Volume XXVII Number 1
Photo © Tyagan Miller
The Young Star Cluster NGC 2264.
This image of the young star cluster NGC 2264 was obtained by combining individual images obtained through B (blue), H-alpha, and I (near infrared) filters using the WIYN .9-meter telescope on Kitt Peak in Arizona. The H-alpha filter, which isolates the glow of hot hydrogen gas, allows us to see the nebulosity surrounding this young star cluster. The B and I filters pick out the bright young stars of the cluster. This astronomical image was obtained as part of a College of Arts and Sciences Freshman Seminar at Indiana University Bloomington led by Catherine Pilachowski. Students in the course participated in remote observing using the telescope in Arizona and selected the targets for observation and the filters used.

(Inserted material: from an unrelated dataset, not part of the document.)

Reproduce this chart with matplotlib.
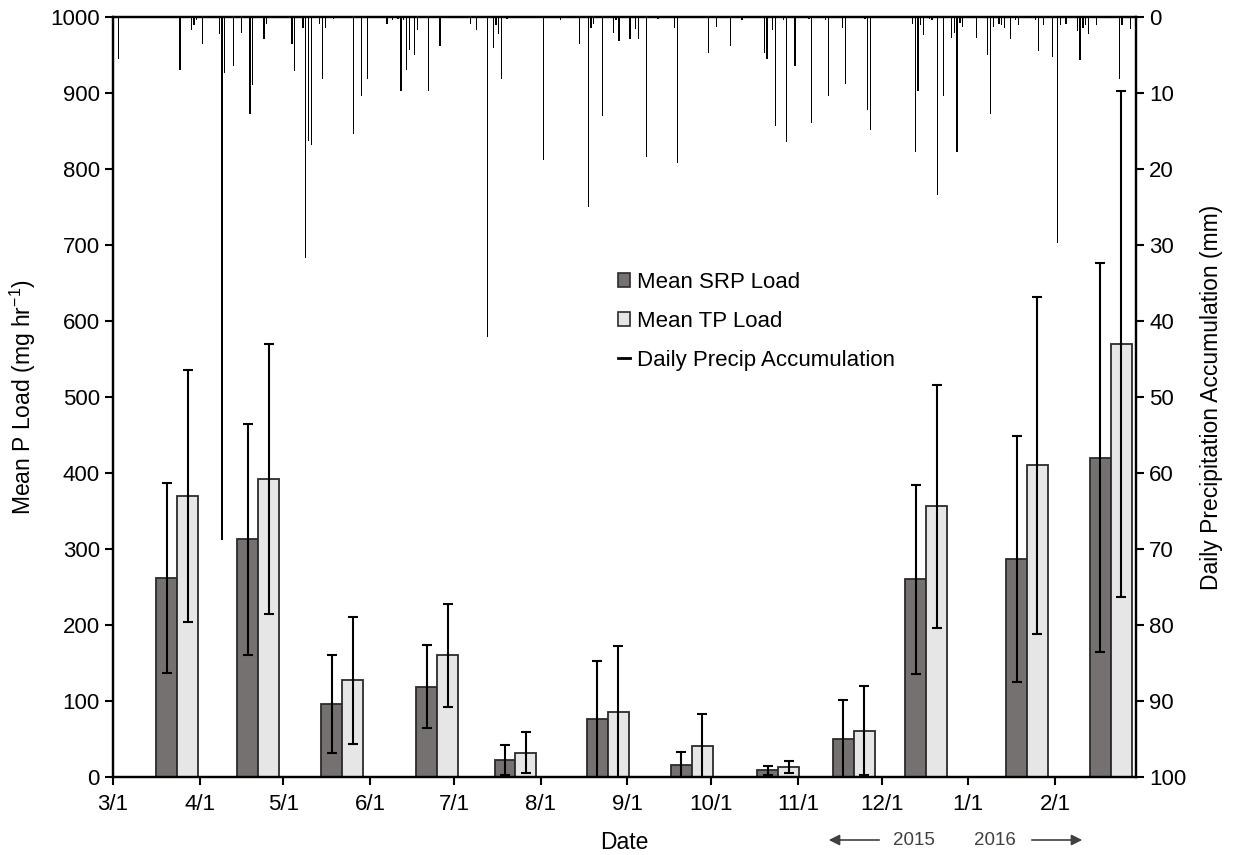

Speaking Out for Space Science
Here we are in the golden age of astronomy, and most of us are unaware. That the U.S. government could do more to inform us of breakthroughs in space science over the past 30 years is a point Catherine Pilachowski recently traveled to New York City to make. Speaking on behalf of the American Astronomical Society, of which she was then the president, Pilachowski addressed the scientific panel that helped formulate President George W. Bush's "Moon, Mars, and Beyond" initiative.

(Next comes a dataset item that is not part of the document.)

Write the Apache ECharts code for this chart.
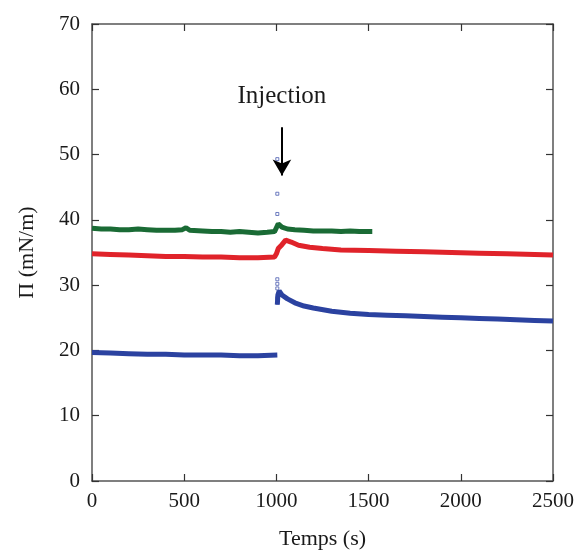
<!DOCTYPE html>
<html><head><meta charset="utf-8">
<script src="https://cdn.jsdelivr.net/npm/echarts@6/dist/echarts.min.js"></script>
<style>html,body{margin:0;padding:0;background:#fff}#c{width:577px;height:555px}</style>
</head><body><div id="c"></div>
<script>
// Time (s) and surface pressure (mN/m)
var greenT = [0,50,100,150,200,250,300,350,400,450,490,510,530,600,650,700,750,800,850,900,950,990,1000,1010,1030,1060,1100,1150,1200,1250,1300,1350,1400,1450,1520];
var greenV = [38.7,38.6,38.6,38.5,38.5,38.6,38.5,38.4,38.4,38.4,38.5,38.8,38.4,38.3,38.2,38.2,38.1,38.2,38.1,38.0,38.1,38.2,38.8,39.4,38.9,38.6,38.5,38.4,38.3,38.3,38.3,38.2,38.3,38.2,38.2];

var redT = [0,100,200,300,400,500,600,700,800,900,990,1000,1010,1030,1050,1080,1120,1180,1250,1350,1500,1650,1800,1950,2100,2250,2400,2500];
var redV = [34.8,34.7,34.6,34.5,34.4,34.4,34.3,34.3,34.2,34.2,34.3,34.8,35.6,36.2,36.9,36.6,36.1,35.8,35.6,35.4,35.3,35.2,35.1,35.0,34.9,34.8,34.7,34.6];

var blueBeforeT = [0,100,200,300,400,500,600,700,800,900,1005];
var blueBeforeV = [19.7,19.6,19.5,19.4,19.4,19.3,19.3,19.3,19.2,19.2,19.3];
var blueAfterT = [1005,1008,1015,1030,1060,1100,1150,1200,1300,1400,1500,1600,1700,1800,1900,2000,2100,2200,2300,2400,2500];
var blueAfterV = [27.0,28.5,29.1,28.5,27.9,27.3,26.8,26.5,26.0,25.7,25.5,25.4,25.3,25.2,25.1,25.0,24.9,24.8,24.7,24.6,24.5];
var blueDotsT = [1005,1005,1005,1005,1005,1005,1005,1005];
var blueDotsV = [49.3,44.0,40.9,30.9,30.2,29.5,28.0,27.3];

var xTicks = [0,500,1000,1500,2000,2500];
var yTicks = [0,10,20,30,40,50,60,70];
var injectionT = 1030, arrowTop = 54.2, arrowBottom = 46.8;

function zip(a,b){return a.map(function(v,i){return [v,b[i]];});}

var font = 'Liberation Serif';
var axisCol = '#555';
var txt = '#1a1a1a';
var tick = {show:true,inside:true,length:7,lineStyle:{color:'#333',width:1.2}};
var chart = echarts.init(document.getElementById('c'));
chart.setOption({
  animation:false,
  backgroundColor:'#fff',
  grid:{left:92,right:24,top:24,bottom:70},
  xAxis:[{
    type:'value',min:xTicks[0],max:xTicks[xTicks.length-1],interval:500,
    name:'Temps (s)',nameLocation:'middle',nameGap:47,
    nameTextStyle:{fontFamily:font,fontSize:22,color:txt},
    axisLine:{onZero:false,lineStyle:{color:axisCol,width:1.5}},
    axisTick:tick,
    axisLabel:{fontFamily:font,fontSize:21,color:txt,margin:10,formatter:function(v){return String(v);}},
    splitLine:{show:false}
  },{
    type:'value',position:'top',min:xTicks[0],max:xTicks[xTicks.length-1],interval:500,
    axisLine:{show:true,onZero:false,lineStyle:{color:axisCol,width:1.5}},
    axisTick:tick,
    axisLabel:{show:false},splitLine:{show:false}
  }],
  yAxis:[{
    type:'value',min:yTicks[0],max:yTicks[yTicks.length-1],interval:10,
    name:'\u03A0 (mN/m)',nameLocation:'middle',nameGap:54,nameRotate:90,
    nameTextStyle:{fontFamily:font,fontSize:22,color:txt},
    axisLine:{show:true,onZero:false,lineStyle:{color:axisCol,width:1.5}},
    axisTick:tick,
    axisLabel:{fontFamily:font,fontSize:21,color:txt,margin:12},
    splitLine:{show:false}
  },{
    type:'value',position:'right',min:yTicks[0],max:yTicks[yTicks.length-1],interval:10,
    axisLine:{show:true,onZero:false,lineStyle:{color:axisCol,width:1.5}},
    axisTick:tick,
    axisLabel:{show:false},splitLine:{show:false}
  }],
  series:[
    {type:'line',data:zip(greenT,greenV),showSymbol:false,symbol:'none',lineStyle:{color:'#1a6b35',width:5},
     markLine:{silent:true,symbol:['none','arrow'],symbolSize:[14,16],
       lineStyle:{color:'#000',width:2,type:'solid'},
       label:{show:true,position:'start',formatter:'Injection',fontFamily:font,fontSize:25,color:txt,distance:18},
       data:[[{coord:[injectionT,arrowTop]},{coord:[injectionT,arrowBottom]}]]}},
    {type:'line',data:zip(redT,redV),showSymbol:false,symbol:'none',lineStyle:{color:'#e0232a',width:5}},
    {type:'line',data:zip(blueBeforeT,blueBeforeV),showSymbol:false,symbol:'none',lineStyle:{color:'#2b42a0',width:5}},
    {type:'line',data:zip(blueAfterT,blueAfterV),showSymbol:false,symbol:'none',lineStyle:{color:'#2b42a0',width:5}},
    {type:'scatter',data:zip(blueDotsT,blueDotsV),symbol:'rect',symbolSize:3,
     itemStyle:{color:'#fff',borderColor:'#4a5bb0',borderWidth:1}}
  ]
});
</script></body></html>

Pilachowski, who holds the Daniel Kirkwood chair in astronomy at Indiana University Bloomington, told the President's Commission on U.S. Space Exploration Policy that it's essential to awaken public enthusiasm for the vast knowledge to be gained through space research.
"Understanding our universe, how it formed, how it changes over time, the details of interaction between its various constituents, and how all the myriad objects change is fundamentally inspirational to humans," Pilachowski said in her presentation. She encouraged the panel to develop a long-term vision, with a presence on the moon and operations on Mars as only some of the goals that our government should plan to achieve.

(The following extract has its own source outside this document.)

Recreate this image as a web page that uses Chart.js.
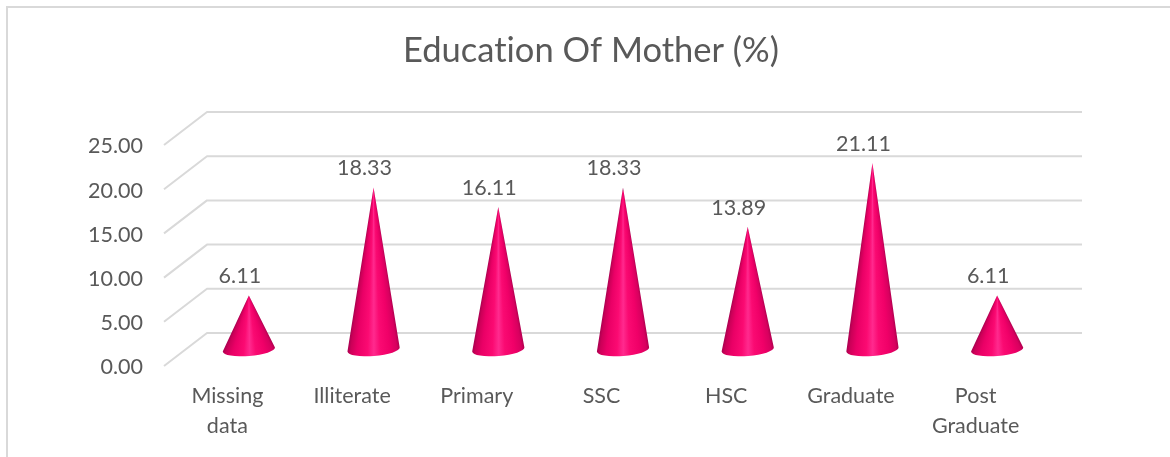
<!DOCTYPE html>
<html>
<head>
<meta charset="utf-8">
<style>html,body{margin:0;padding:0;background:#fff}#w{width:1170px;height:457px;position:relative}</style>
<script src="https://cdn.jsdelivr.net/npm/chart.js@4"></script>
</head>
<body>
<div id="w"><canvas id="c" width="1170" height="457"></canvas></div>
<script>
const categories = [['Missing','data'],'Illiterate','Primary','SSC','HSC','Graduate',['Post','Graduate']];
const values = [6.11,18.33,16.11,18.33,13.89,21.11,6.11];
const titleText = 'Education Of Mother (%)';
const FONT = 'Lato, "Open Sans", sans-serif';
const TEXT = '#595959', GRID = '#d9d9d9';
const DEPTH_X = 43, DEPTH_Y = 33, NUDGE = 1.5;

const frame = {
  id:'frame',
  beforeInit(ch){ ch.ctx.textRendering = 'optimizeSpeed'; },
  beforeDraw(ch){
    const c = ch.ctx; c.save();
    c.textRendering = 'optimizeSpeed';
    c.strokeStyle = GRID; c.lineWidth = 2;
    c.beginPath(); c.moveTo(7,457); c.lineTo(7,7); c.lineTo(1170,7); c.stroke();
    c.restore();
    c.textRendering = 'optimizeSpeed';
  }
};
const wall = {
  id:'wall',
  beforeDatasetsDraw(ch){
    const c = ch.ctx, y = ch.scales.y, a = ch.chartArea;
    c.save(); c.strokeStyle = GRID; c.lineWidth = 2; c.lineJoin = 'round';
    y.ticks.forEach(t => {
      const p = y.getPixelForValue(t.value) - NUDGE;
      c.beginPath();
      c.moveTo(a.left-1, p);
      c.lineTo(a.left-1+DEPTH_X, p-DEPTH_Y);
      c.lineTo(a.right+DEPTH_X+1, p-DEPTH_Y);
      c.stroke();
    });
    c.restore();
  }
};
const cones = {
  id:'cones',
  afterDatasetsDraw(ch){
    const c = ch.ctx, meta = ch.getDatasetMeta(0);
    const rot = -4.5*Math.PI/180;
    meta.data.forEach((el,i) => {
      const cx = el.x + DEPTH_X/2, cy = el.base - DEPTH_Y/2 - NUDGE, tipY = el.y - DEPTH_Y/2 - NUDGE;
      const rx = el.width/2, ry = 6.5;
      const ex = rx*Math.cos(rot), ey = rx*Math.sin(rot);
      const aR = Math.atan2(cy+ey-tipY, ex), aL = Math.atan2(cy-ey-tipY, -ex);
      const g = c.createConicGradient(aR-0.001, cx, tipY);
      const span = (aL-aR+0.002)/(2*Math.PI);
      [[0,'#b0004e'],[0.06,'#d8005f'],[0.2,'#f00068'],[0.38,'#fa0a72'],[0.5,'#ff2a8e'],[0.62,'#fb0a72'],[0.82,'#ea0066'],[0.94,'#cc0058'],[1,'#a80050']]
        .forEach(s => g.addColorStop(s[0]*span, s[1]));
      g.addColorStop(Math.min(span+0.001,1),'#a80050');
      c.save();
      c.beginPath();
      c.moveTo(cx,tipY);
      c.lineTo(cx+ex,cy+ey);
      c.ellipse(cx,cy,rx,ry,rot,0,Math.PI,false);
      c.closePath();
      c.fillStyle = g; c.fill();
      c.restore();
      c.save();
      c.fillStyle = TEXT; c.font = '21.5px '+FONT; c.textAlign = 'center'; c.textBaseline = 'middle';
      c.fillText(values[i].toFixed(2), el.x+12.5, tipY-19);
      c.restore();
    });
  }
};

new Chart(document.getElementById('c'), {
  type:'bar',
  data:{labels:categories,datasets:[{data:values,backgroundColor:'rgba(0,0,0,0)',borderWidth:0,barPercentage:0.42,categoryPercentage:1,yAxisID:'y'}]},
  plugins:[frame,wall,cones],
  options:{
    responsive:false,animation:false,
    layout:{padding:{left:12,right:0,top:0,bottom:0}},
    plugins:{
      legend:{display:false},tooltip:{enabled:false},
      title:{display:true,text:titleText,color:TEXT,font:{family:FONT,size:34.5,weight:'normal',lineHeight:1.2},padding:{top:30,bottom:75.1}}
    },
    scales:{
      x:{
        grid:{display:false,drawTicks:false},border:{display:false},
        ticks:{color:TEXT,font:{family:FONT,size:21.5,lineHeight:1.38},padding:14,maxRotation:0,autoSkip:false},
        afterFit(s){s.height=89.5;}
      },
      y:{
        position:'left',min:0,max:25,
        grid:{display:false,drawTicks:false},border:{display:false},
        ticks:{stepSize:5,color:TEXT,font:{family:FONT,size:21.5},padding:22,callback:v=>v.toFixed(2)},
        afterFit(s){s.width=153;}
      },
      r:{
        position:'right',display:true,min:0,max:25,
        grid:{display:false,drawTicks:false},border:{display:false},
        ticks:{display:false},
        afterFit(s){s.width=132;}
      }
    }
  }
});
</script>
</body>
</html>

Back in Bloomington, Pilachowski reflects on the history of the National Aeronautics and Space Administration (NASA) and what strategies the agency will employ to meet Bush's objectives, which include making space exploration a national priority, increasing private sector involvement, and boosting education in science, mathematics, and engineering. "The Apollo program, occurring as it did during the Cold War, achieved its goals of sending crewed missions to the moon and demonstrating to the world the strength of our political and economic systems," she says. "But after the Apollo program wound down, it was clear that NASA's space program no longer had a driving goal." The subsequent focus on orbiting the earth in space shuttles, Pilachowski says, has never really jelled as an important national priority."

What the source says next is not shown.